What is being asked: Repeat the listing exactly as given, omitting every image.

Recorded information:

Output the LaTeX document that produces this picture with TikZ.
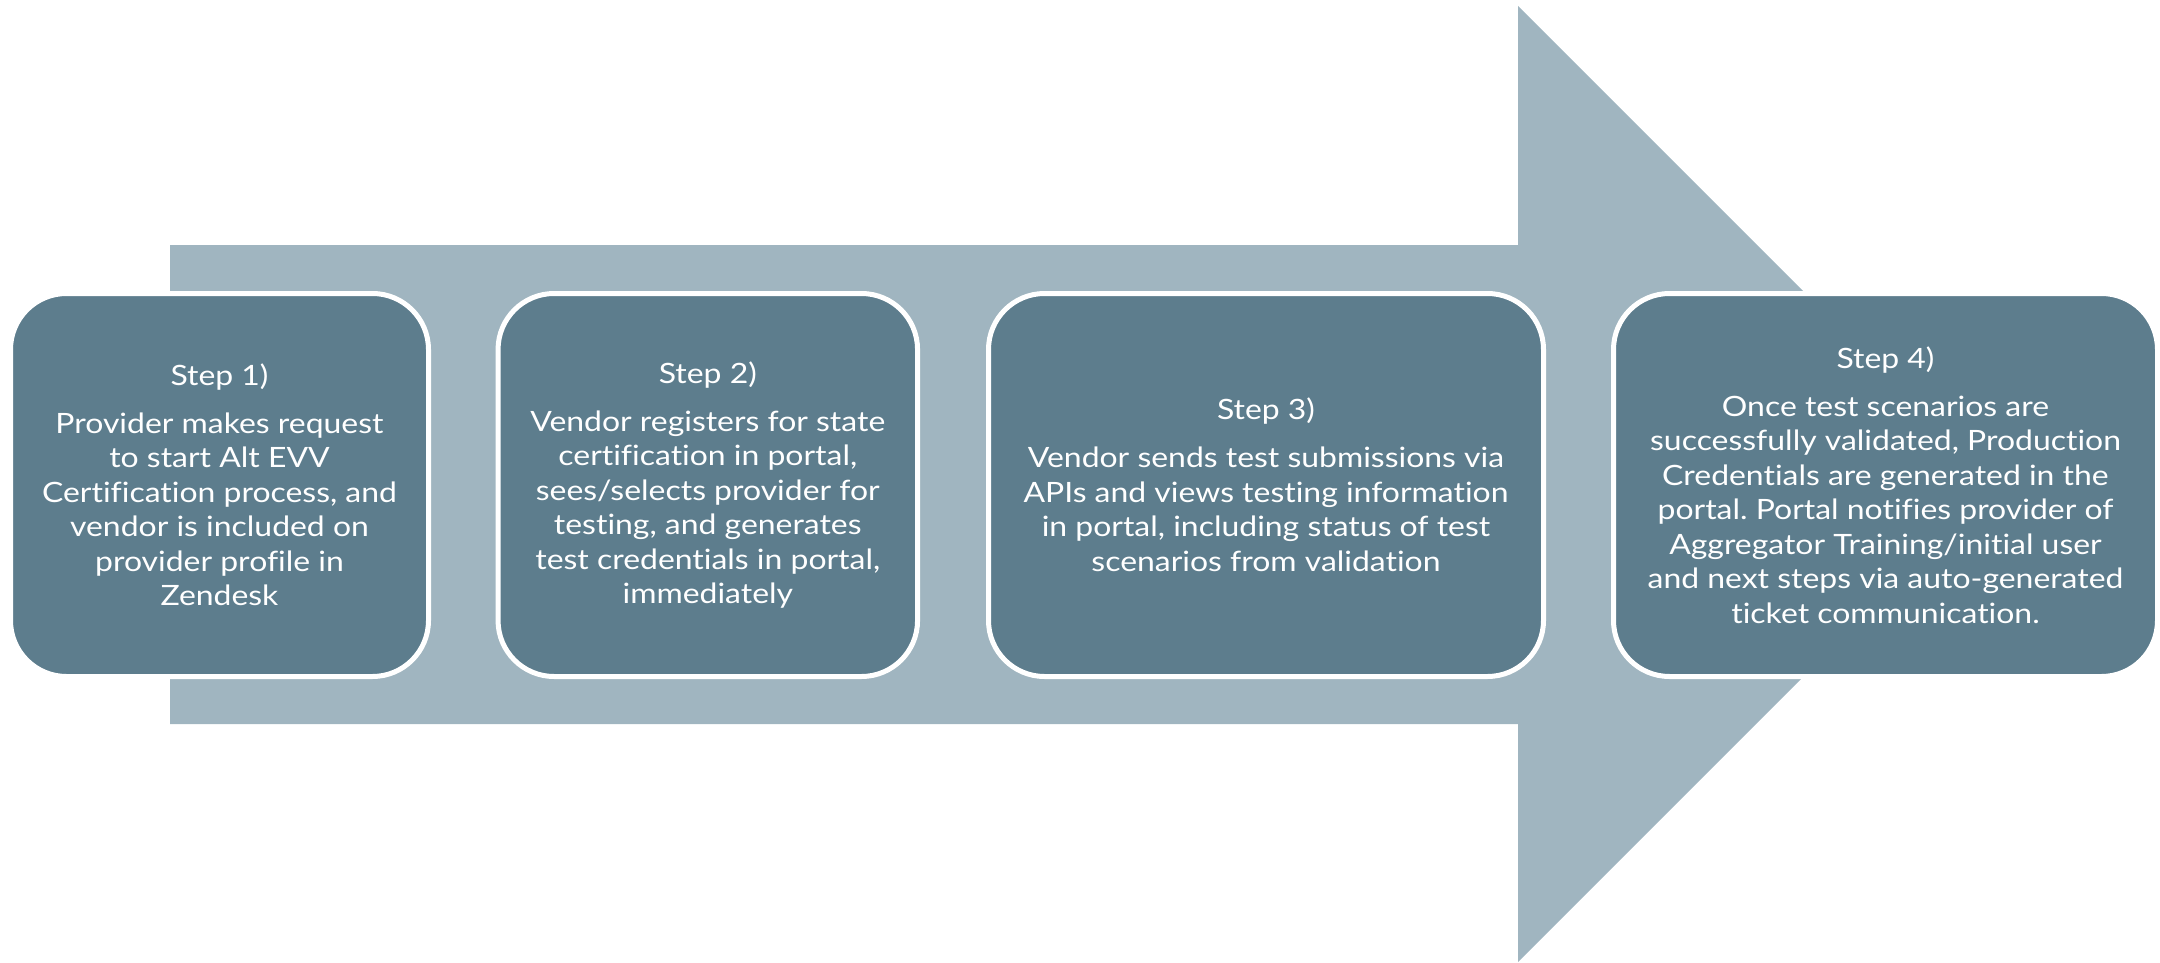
\documentclass[tikz,border=0pt]{standalone}
\usepackage{fontspec}
\setmainfont{Lato}[FakeStretch=1.14, Ligatures=NoCommon]
\frenchspacing
\definecolor{arrowfill}{RGB}{160,181,192}
\definecolor{boxfill}{RGB}{93,125,141}
\begin{document}
\begin{tikzpicture}[x=0.5pt,y=-0.5pt,
  stepbox/.style={draw=white, line width=2.5pt, fill=boxfill, rounded corners=28pt,
    inner sep=0pt, outer sep=0pt, text=white, align=center,
    minimum height=191.5pt, font=\fontsize{14}{17.25}\selectfont\frenchspacing}]
\useasboundingbox (0,0) rectangle (2160,963);
% big arrow
\fill[arrowfill] (170,245) -- (1518,245) -- (1518,6) -- (1996,484) -- (1518,962)
  -- (1518,724) -- (170,724) -- cycle;
% steps
\node[stepbox, minimum width=209pt] (s1) at (219.5,485)
  {Step 1)\\[6.75pt]Provider makes request\\to start Alt EVV\\Certification process, and\\vendor is included on\\provider profile in\\Zendesk};
\node[stepbox, minimum width=209.75pt] (s2) at (707.8,485)
  {Step 2)\\[6.75pt]Vendor registers for state\\certification in portal,\\sees/selects provider for\\testing, and generates\\test credentials in portal,\\immediately};
\node[stepbox, minimum width=277.5pt] (s3) at (1266,485)
  {Step 3)\\[6.75pt]Vendor sends test submissions via\\APIs and views testing information\\in portal, including status of test\\scenarios from validation};
\node[stepbox, minimum width=272pt] (s4) at (1885.5,485)
  {Step 4)\\[6.75pt]Once test scenarios are\\successfully validated, Production\\Credentials are generated in the\\portal. Portal notifies provider of\\Aggregator Training/initial user\\and next steps via auto-generated\\ticket communication.};
\end{tikzpicture}
\end{document}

The output:
Output the LaTeX document that produces this picture with TikZ.
\documentclass[tikz,border=0pt]{standalone}
\usepackage{fontspec}
\setmainfont{Lato}[FakeStretch=1.14, Ligatures=NoCommon]
\frenchspacing
\definecolor{arrowfill}{RGB}{160,181,192}
\definecolor{boxfill}{RGB}{93,125,141}
\begin{document}
\begin{tikzpicture}[x=0.5pt,y=-0.5pt,
  stepbox/.style={draw=white, line width=2.5pt, fill=boxfill, rounded corners=28pt,
    inner sep=0pt, outer sep=0pt, text=white, align=center,
    minimum height=191.5pt, font=\fontsize{14}{17.25}\selectfont\frenchspacing}]
\useasboundingbox (0,0) rectangle (2160,963);
% big arrow
\fill[arrowfill] (170,245) -- (1518,245) -- (1518,6) -- (1996,484) -- (1518,962)
  -- (1518,724) -- (170,724) -- cycle;
% steps
\node[stepbox, minimum width=209pt] (s1) at (219.5,485)
  {Step 1)\\[6.75pt]Provider makes request\\to start Alt EVV\\Certification process, and\\vendor is included on\\provider profile in\\Zendesk};
\node[stepbox, minimum width=209.75pt] (s2) at (707.8,485)
  {Step 2)\\[6.75pt]Vendor registers for state\\certification in portal,\\sees/selects provider for\\testing, and generates\\test credentials in portal,\\immediately};
\node[stepbox, minimum width=277.5pt] (s3) at (1266,485)
  {Step 3)\\[6.75pt]Vendor sends test submissions via\\APIs and views testing information\\in portal, including status of test\\scenarios from validation};
\node[stepbox, minimum width=272pt] (s4) at (1885.5,485)
  {Step 4)\\[6.75pt]Once test scenarios are\\successfully validated, Production\\Credentials are generated in the\\portal. Portal notifies provider of\\Aggregator Training/initial user\\and next steps via auto-generated\\ticket communication.};
\end{tikzpicture}
\end{document}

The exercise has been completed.